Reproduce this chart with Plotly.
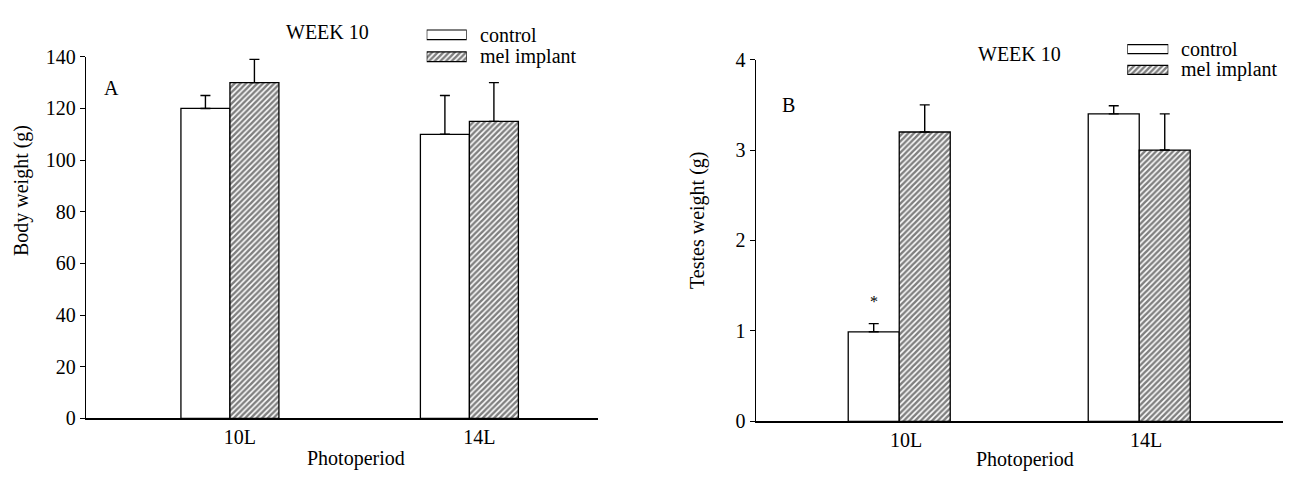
import plotly.graph_objects as go

# ---------------- data ----------------
categories = ["10L", "14L"]
series_names = ["control", "mel implant"]

body_control = [120, 110]
body_control_err = [5, 15]
body_mel = [130, 115]
body_mel_err = [9, 15]

testes_control = [0.99, 3.40]
testes_control_err = [0.09, 0.09]
testes_mel = [3.20, 3.00]
testes_mel_err = [0.30, 0.40]

body_ticks = [0, 20, 40, 60, 80, 100, 120, 140]
testes_ticks = [0, 1, 2, 3, 4]

# ---------------- style ----------------
W, H = 1297, 480
FONT = "Liberation Serif, Times New Roman, Times, serif"
FS = 20
BLACK = "black"


def px(x):
    return x / W


def py(y):
    return 1 - y / H


hatch = dict(shape="/", size=4, solidity=0.62, fgcolor=BLACK, bgcolor="white")
plain = dict(shape="", bgcolor="white")

fig = go.Figure()

panels = [
    dict(xa="x", ya="y", ctrl=body_control, ctrl_e=body_control_err,
         mel=body_mel, mel_e=body_mel_err, w=0.2046),
    dict(xa="x2", ya="y2", ctrl=testes_control, ctrl_e=testes_control_err,
         mel=testes_mel, mel_e=testes_mel_err, w=0.2125),
]

for p in panels:
    for name, vals, errs, pat, off in [
        (series_names[0], p["ctrl"], p["ctrl_e"], plain, -1),
        (series_names[1], p["mel"], p["mel_e"], hatch, 0),
    ]:
        fig.add_trace(go.Bar(
            x=categories, y=vals, name=name, showlegend=False,
            xaxis=p["xa"], yaxis=p["ya"],
            width=p["w"], offset=off * p["w"],
            marker=dict(color="white", pattern=pat,
                        line=dict(color=BLACK, width=1.3)),
            error_y=dict(type="data", symmetric=False, array=errs,
                         arrayminus=[0] * len(errs), color=BLACK,
                         thickness=1.4, width=5),
        ))

# legend swatches (drawn on small dedicated axes)
legend_axes = [("x3", "y3"), ("x4", "y4")]
for xa, ya in legend_axes:
    for name, pat in [(series_names[0], plain), (series_names[1], hatch)]:
        fig.add_trace(go.Bar(
            x=[1], y=[name], orientation="h", showlegend=False,
            xaxis=xa, yaxis=ya, width=0.44,
            marker=dict(color="white", pattern=pat,
                        line=dict(color=BLACK, width=1.2)),
        ))

axis_common = dict(showgrid=False, zeroline=False, showline=True,
                   linecolor=BLACK,
                   tickfont=dict(family=FONT, size=FS, color=BLACK))

fig.update_layout(
    width=W, height=H,
    margin=dict(l=0, r=0, t=0, b=0),
    paper_bgcolor="white", plot_bgcolor="white",
    showlegend=False,
    font=dict(family=FONT, size=FS, color=BLACK),
    xaxis=dict(domain=[px(86), px(598)], anchor="y", type="category",
               range=[-0.601, 1.537], ticks="", linewidth=2,
               ticklabelshift=10, **axis_common),
    yaxis=dict(domain=[py(427), py(48)], anchor="x", range=[0, 140],
               tickvals=body_ticks, ticks="outside", ticklen=5,
               tickwidth=1.3, tickcolor=BLACK, linewidth=1.3, **axis_common),
    xaxis2=dict(domain=[px(755.7), px(1283)], anchor="y2", type="category",
                range=[-0.598, 1.599], ticks="", linewidth=2,
                ticklabelshift=7, **axis_common),
    yaxis2=dict(domain=[py(430), py(51)], anchor="x2", range=[0, 4],
                tickvals=testes_ticks, ticks="outside", ticklen=5,
                tickwidth=1.3, tickcolor=BLACK, linewidth=1.3, **axis_common),
    xaxis3=dict(domain=[px(426.7), px(466.7)], anchor="y3", range=[0, 1],
                visible=False, fixedrange=True),
    yaxis3=dict(domain=[py(59.5), py(13.5)], anchor="x3", type="category",
                autorange="reversed", visible=False, fixedrange=True),
    xaxis4=dict(domain=[px(1127.3), px(1168.3)], anchor="y4", range=[0, 1],
                visible=False, fixedrange=True),
    yaxis4=dict(domain=[py(72.6), py(29.1)], anchor="x4", type="category",
                autorange="reversed", visible=False, fixedrange=True),
)

ann = []


def txt(text, x, y, xref="paper", yref="paper", xanchor="center",
        size=FS, angle=0):
    ann.append(dict(text=text, x=x, y=y, xref=xref, yref=yref,
                    xanchor=xanchor, yanchor="middle", showarrow=False,
                    textangle=angle,
                    font=dict(family=FONT, size=size, color=BLACK)))


# titles
txt("WEEK 10", px(327), py(22))
txt("WEEK 10", px(1019), py(45.5))
txt("Photoperiod", px(356), py(469.5))
txt("Photoperiod", px(1025), py(470))
txt("Body weight (g)", px(21.7), py(188), angle=-90)
txt("Testes weight (g)", px(698), py(219), angle=-90)

# legend texts
txt(series_names[0], px(478), py(25), xanchor="left")
txt(series_names[1], px(478), py(48), xanchor="left")
txt(series_names[0], px(1179), py(40), xanchor="left")
txt(series_names[1], px(1179), py(61.7), xanchor="left")

# panel letters and significance mark
txt("A", -0.494, 128, xref="x", yref="y")
txt("B", -0.4625, 3.5, xref="x2", yref="y2")
txt("*", -0.2125 / 2, 1.33, xref="x2", yref="y2", size=16)

fig.update_layout(annotations=ann)

fig.write_html("out.html")
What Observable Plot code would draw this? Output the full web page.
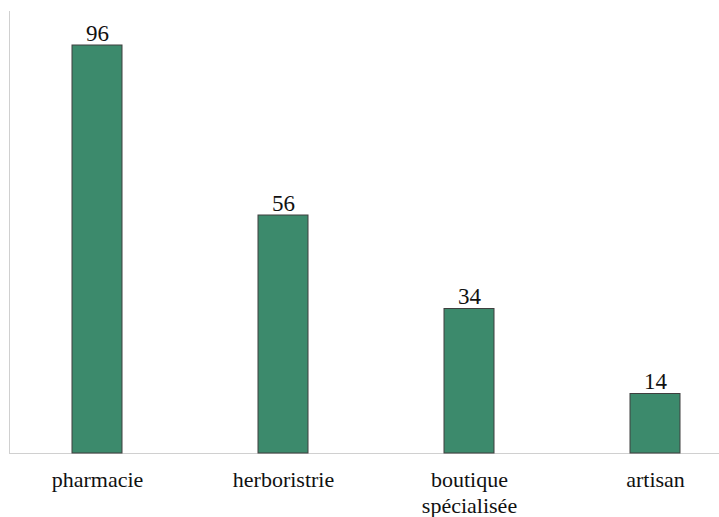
<!DOCTYPE html>
<html>
<head>
<meta charset="utf-8">
<script src="https://cdn.jsdelivr.net/npm/d3@7"></script>
<script src="https://cdn.jsdelivr.net/npm/@observablehq/plot@0.6"></script>
<style>
  html, body { margin: 0; padding: 0; background: #fff; }
  svg text { font-family: "Liberation Serif", "Times New Roman", serif !important; }
</style>
</head>
<body>
<div id="chart"></div>
<script>
const categories = ["pharmacie", "herboristrie", "boutique spécialisée", "artisan"];
const values = [96, 56, 34, 14];
const tickLabels = ["pharmacie", "herboristrie", "boutique\nspécialisée", "artisan"];

const data = categories.map((c, i) => ({category: c, value: values[i], label: tickLabels[i]}));

const FONT = "Liberation Serif";

// left axis line, drawn along the frame's left edge
const leftLine = (index, scales, values, dims) => {
  const g = d3.create("svg:line")
    .attr("x1", dims.marginLeft + 0.5)
    .attr("x2", dims.marginLeft + 0.5)
    .attr("y1", dims.marginTop)
    .attr("y2", dims.height - dims.marginBottom)
    .attr("stroke", "#d0d0d0")
    .attr("stroke-width", 1);
  return g.node();
};

const chart = Plot.plot({
  width: 719,
  height: 517,
  marginTop: 11,
  marginBottom: 64,
  marginLeft: 9,
  marginRight: 0,
  style: {fontFamily: FONT, background: "#fff"},
  x: {domain: categories, range: [71, 680.5], paddingInner: 0.732, paddingOuter: 0, axis: null},
  y: {domain: [0, 104], axis: null},
  marks: [
    leftLine,
    Plot.ruleY([0], {stroke: "#d0d0d0", strokeWidth: 1}),
    Plot.barY(data, {x: "category", y: "value", fill: "#3c8a6c", stroke: "#3f3f3f", strokeWidth: 1}),
    Plot.text(data, {x: "category", y: "value", text: d => String(d.value), lineAnchor: "bottom", dy: -5, fontSize: 23, fontFamily: FONT, fill: "#111"}),
    Plot.text(data, {x: "category", text: "label", frameAnchor: "bottom", lineAnchor: "top", dy: 15, fontSize: 22, lineHeight: 1.18, fontFamily: FONT, fill: "#111"})
  ]
});

document.getElementById("chart").appendChild(chart);
</script>
</body>
</html>
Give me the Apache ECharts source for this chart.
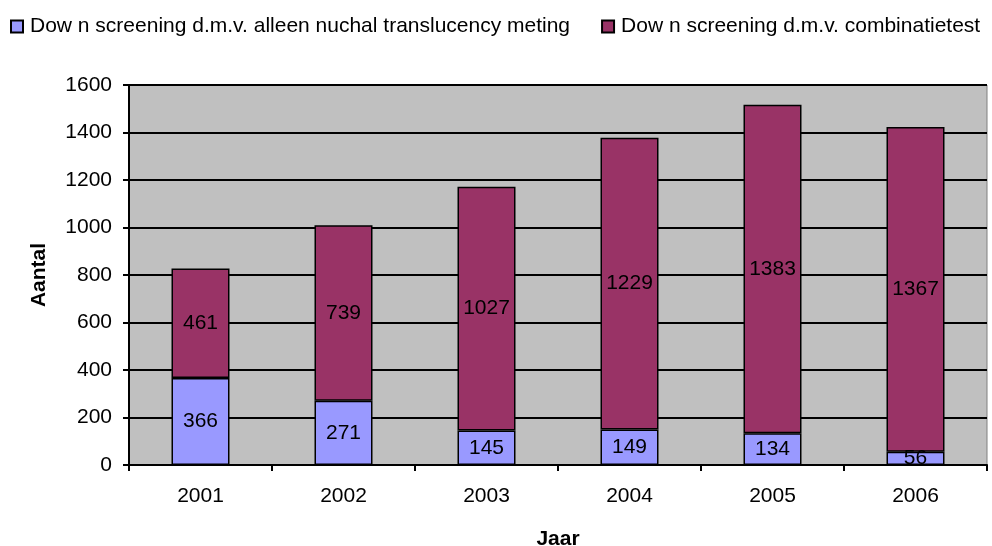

§ **Aim**:
Copy out all the data exactly; skip the pictures.

§ **Answer to the task**:
Reproduce this chart with Plotly.
import plotly.graph_objects as go

# ---------------- data ----------------
categories = ["10L", "14L"]
series_names = ["control", "mel implant"]

body_control = [120, 110]
body_control_err = [5, 15]
body_mel = [130, 115]
body_mel_err = [9, 15]

testes_control = [0.99, 3.40]
testes_control_err = [0.09, 0.09]
testes_mel = [3.20, 3.00]
testes_mel_err = [0.30, 0.40]

body_ticks = [0, 20, 40, 60, 80, 100, 120, 140]
testes_ticks = [0, 1, 2, 3, 4]

# ---------------- style ----------------
W, H = 1297, 480
FONT = "Liberation Serif, Times New Roman, Times, serif"
FS = 20
BLACK = "black"


def px(x):
    return x / W


def py(y):
    return 1 - y / H


hatch = dict(shape="/", size=4, solidity=0.62, fgcolor=BLACK, bgcolor="white")
plain = dict(shape="", bgcolor="white")

fig = go.Figure()

panels = [
    dict(xa="x", ya="y", ctrl=body_control, ctrl_e=body_control_err,
         mel=body_mel, mel_e=body_mel_err, w=0.2046),
    dict(xa="x2", ya="y2", ctrl=testes_control, ctrl_e=testes_control_err,
         mel=testes_mel, mel_e=testes_mel_err, w=0.2125),
]

for p in panels:
    for name, vals, errs, pat, off in [
        (series_names[0], p["ctrl"], p["ctrl_e"], plain, -1),
        (series_names[1], p["mel"], p["mel_e"], hatch, 0),
    ]:
        fig.add_trace(go.Bar(
            x=categories, y=vals, name=name, showlegend=False,
            xaxis=p["xa"], yaxis=p["ya"],
            width=p["w"], offset=off * p["w"],
            marker=dict(color="white", pattern=pat,
                        line=dict(color=BLACK, width=1.3)),
            error_y=dict(type="data", symmetric=False, array=errs,
                         arrayminus=[0] * len(errs), color=BLACK,
                         thickness=1.4, width=5),
        ))

# legend swatches (drawn on small dedicated axes)
legend_axes = [("x3", "y3"), ("x4", "y4")]
for xa, ya in legend_axes:
    for name, pat in [(series_names[0], plain), (series_names[1], hatch)]:
        fig.add_trace(go.Bar(
            x=[1], y=[name], orientation="h", showlegend=False,
            xaxis=xa, yaxis=ya, width=0.44,
            marker=dict(color="white", pattern=pat,
                        line=dict(color=BLACK, width=1.2)),
        ))

axis_common = dict(showgrid=False, zeroline=False, showline=True,
                   linecolor=BLACK,
                   tickfont=dict(family=FONT, size=FS, color=BLACK))

fig.update_layout(
    width=W, height=H,
    margin=dict(l=0, r=0, t=0, b=0),
    paper_bgcolor="white", plot_bgcolor="white",
    showlegend=False,
    font=dict(family=FONT, size=FS, color=BLACK),
    xaxis=dict(domain=[px(86), px(598)], anchor="y", type="category",
               range=[-0.601, 1.537], ticks="", linewidth=2,
               ticklabelshift=10, **axis_common),
    yaxis=dict(domain=[py(427), py(48)], anchor="x", range=[0, 140],
               tickvals=body_ticks, ticks="outside", ticklen=5,
               tickwidth=1.3, tickcolor=BLACK, linewidth=1.3, **axis_common),
    xaxis2=dict(domain=[px(755.7), px(1283)], anchor="y2", type="category",
                range=[-0.598, 1.599], ticks="", linewidth=2,
                ticklabelshift=7, **axis_common),
    yaxis2=dict(domain=[py(430), py(51)], anchor="x2", range=[0, 4],
                tickvals=testes_ticks, ticks="outside", ticklen=5,
                tickwidth=1.3, tickcolor=BLACK, linewidth=1.3, **axis_common),
    xaxis3=dict(domain=[px(426.7), px(466.7)], anchor="y3", range=[0, 1],
                visible=False, fixedrange=True),
    yaxis3=dict(domain=[py(59.5), py(13.5)], anchor="x3", type="category",
                autorange="reversed", visible=False, fixedrange=True),
    xaxis4=dict(domain=[px(1127.3), px(1168.3)], anchor="y4", range=[0, 1],
                visible=False, fixedrange=True),
    yaxis4=dict(domain=[py(72.6), py(29.1)], anchor="x4", type="category",
                autorange="reversed", visible=False, fixedrange=True),
)

ann = []


def txt(text, x, y, xref="paper", yref="paper", xanchor="center",
        size=FS, angle=0):
    ann.append(dict(text=text, x=x, y=y, xref=xref, yref=yref,
                    xanchor=xanchor, yanchor="middle", showarrow=False,
                    textangle=angle,
                    font=dict(family=FONT, size=size, color=BLACK)))


# titles
txt("WEEK 10", px(327), py(22))
txt("WEEK 10", px(1019), py(45.5))
txt("Photoperiod", px(356), py(469.5))
txt("Photoperiod", px(1025), py(470))
txt("Body weight (g)", px(21.7), py(188), angle=-90)
txt("Testes weight (g)", px(698), py(219), angle=-90)

# legend texts
txt(series_names[0], px(478), py(25), xanchor="left")
txt(series_names[1], px(478), py(48), xanchor="left")
txt(series_names[0], px(1179), py(40), xanchor="left")
txt(series_names[1], px(1179), py(61.7), xanchor="left")

# panel letters and significance mark
txt("A", -0.494, 128, xref="x", yref="y")
txt("B", -0.4625, 3.5, xref="x2", yref="y2")
txt("*", -0.2125 / 2, 1.33, xref="x2", yref="y2", size=16)

fig.update_layout(annotations=ann)

fig.write_html("out.html")
What Observable Plot code would draw this? Output the full web page.
<!DOCTYPE html>
<html>
<head>
<meta charset="utf-8">
<script src="https://cdn.jsdelivr.net/npm/d3@7"></script>
<script src="https://cdn.jsdelivr.net/npm/@observablehq/plot@0.6"></script>
<style>
  html, body { margin: 0; padding: 0; background: #fff; }
  svg text { font-family: "Liberation Serif", "Times New Roman", serif !important; }
</style>
</head>
<body>
<div id="chart"></div>
<script>
const categories = ["pharmacie", "herboristrie", "boutique spécialisée", "artisan"];
const values = [96, 56, 34, 14];
const tickLabels = ["pharmacie", "herboristrie", "boutique\nspécialisée", "artisan"];

const data = categories.map((c, i) => ({category: c, value: values[i], label: tickLabels[i]}));

const FONT = "Liberation Serif";

// left axis line, drawn along the frame's left edge
const leftLine = (index, scales, values, dims) => {
  const g = d3.create("svg:line")
    .attr("x1", dims.marginLeft + 0.5)
    .attr("x2", dims.marginLeft + 0.5)
    .attr("y1", dims.marginTop)
    .attr("y2", dims.height - dims.marginBottom)
    .attr("stroke", "#d0d0d0")
    .attr("stroke-width", 1);
  return g.node();
};

const chart = Plot.plot({
  width: 719,
  height: 517,
  marginTop: 11,
  marginBottom: 64,
  marginLeft: 9,
  marginRight: 0,
  style: {fontFamily: FONT, background: "#fff"},
  x: {domain: categories, range: [71, 680.5], paddingInner: 0.732, paddingOuter: 0, axis: null},
  y: {domain: [0, 104], axis: null},
  marks: [
    leftLine,
    Plot.ruleY([0], {stroke: "#d0d0d0", strokeWidth: 1}),
    Plot.barY(data, {x: "category", y: "value", fill: "#3c8a6c", stroke: "#3f3f3f", strokeWidth: 1}),
    Plot.text(data, {x: "category", y: "value", text: d => String(d.value), lineAnchor: "bottom", dy: -5, fontSize: 23, fontFamily: FONT, fill: "#111"}),
    Plot.text(data, {x: "category", text: "label", frameAnchor: "bottom", lineAnchor: "top", dy: 15, fontSize: 22, lineHeight: 1.18, fontFamily: FONT, fill: "#111"})
  ]
});

document.getElementById("chart").appendChild(chart);
</script>
</body>
</html>
Give me the Apache ECharts source for this chart.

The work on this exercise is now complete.